Жизнь его потрепала, но пингвин оставался крепким и разваливаться не собирался.
— Твой теперь, — сказала Сашка. — Ты же уедешь, будешь без нас скучать, да?
— Да, — подтвердил я.
Частенько она удивляла нас, когда говорила подобные взрослые не по годам вещи. Может быть страдания и вправду делают так, что человек умнеет, мудреет, растет быстрее. Но как же страшно, когда видишь перед собой такого вот маленького, измученного старичка.
Так что ну к чертям эту мудрость, пусть дочь остается ребенком, была бы здорова.
— А с ним тебе не скучно, — тут Сашка протянула ручонки. — Давай обниматься.

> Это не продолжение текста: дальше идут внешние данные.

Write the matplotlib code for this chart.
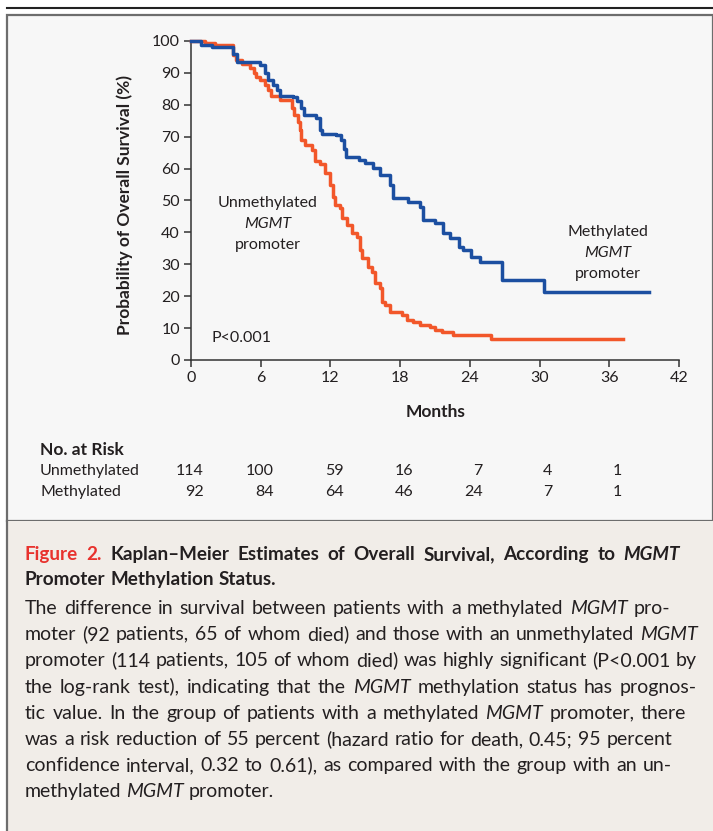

Я аккуратно обхватил ее, прижал в себе, а когда отодвинулся, то понял, что на глазах слезы, и что сейчас опозорюсь, расплачусь прямо тут, и это я, всегда считавший себя настоящим мужиком.
— Пока, — выдохнул я, и встал с таким трудом, словно на плечи мне поставили небоскреб.
С матерью я простился утром, забежал к ней, завез денег, починил барахливший телевизор, старый, еще с кинескопом — от нового, плоского, она шарахалась как от чумы. Заявление об увольнении швырнул в морду Петровичу еще вчера, чем его страшно удивил и вызвал поток смешанных с угрозами жалоб.
Ну ничего, пусть теперь помучается, гнида жадная, когда очередное ЧП придет.
— Ну что, все? — спросила Юля, когда мы вышли из палаты в коридор, под безжизненный белый свет. — Так и поедешь? Бросишь нас тут одних? Эх, ты…
— Не брошу, — язык мой ворочался как парализованный удав. — Там будет связь. Позвоню…
— Да ну? — она посмотрела на меня недоверчиво, отвела взгляд.
— Ты же понимаешь, что я не хочу никуда уезжать! — я все же справился с языком. — Остался бы тут, с вами, но что тогда?
Мимо прошмыгнула медсестра, стрельнула в нас любопытным взглядом.
— Метаться, пытаясь заработать эти деньги, и смотреть, как Сашка умирает? — продолжил я, дождавшись, пока вилявшая задом медсестра не исчезнет в одной из палат. — Так я хоть попытаюсь ее спасти, а тут и шанса не будет.
— Ты не вернешься, — сказала Юля с такой холодной обреченностью, что я вздрогнул. — Поэтому всех денег тебе не заплатят, и мне все же придется отдать почку. Завтра же подам документы.
— Нет, нет, — простонал я. — Не делай этого!
Она подошла ближе, положила голову мне на плечо, так что я ощутил ее тепло, ее дыхание.
— Ты пытаешься спасти Сашку всеми силами, я знаю, — прошептала Юля горячо. — Рискуя жизнью… Но даже этого может оказаться недостаточно, и поэтому я тоже буду пытаться спасти ее всеми силами.
Я стиснул зубы и несколько минут мы стояли молча, не обращая внимания на ходивших мимо людей — матери лежащих в палате детей, врачи, медсестры, посетители.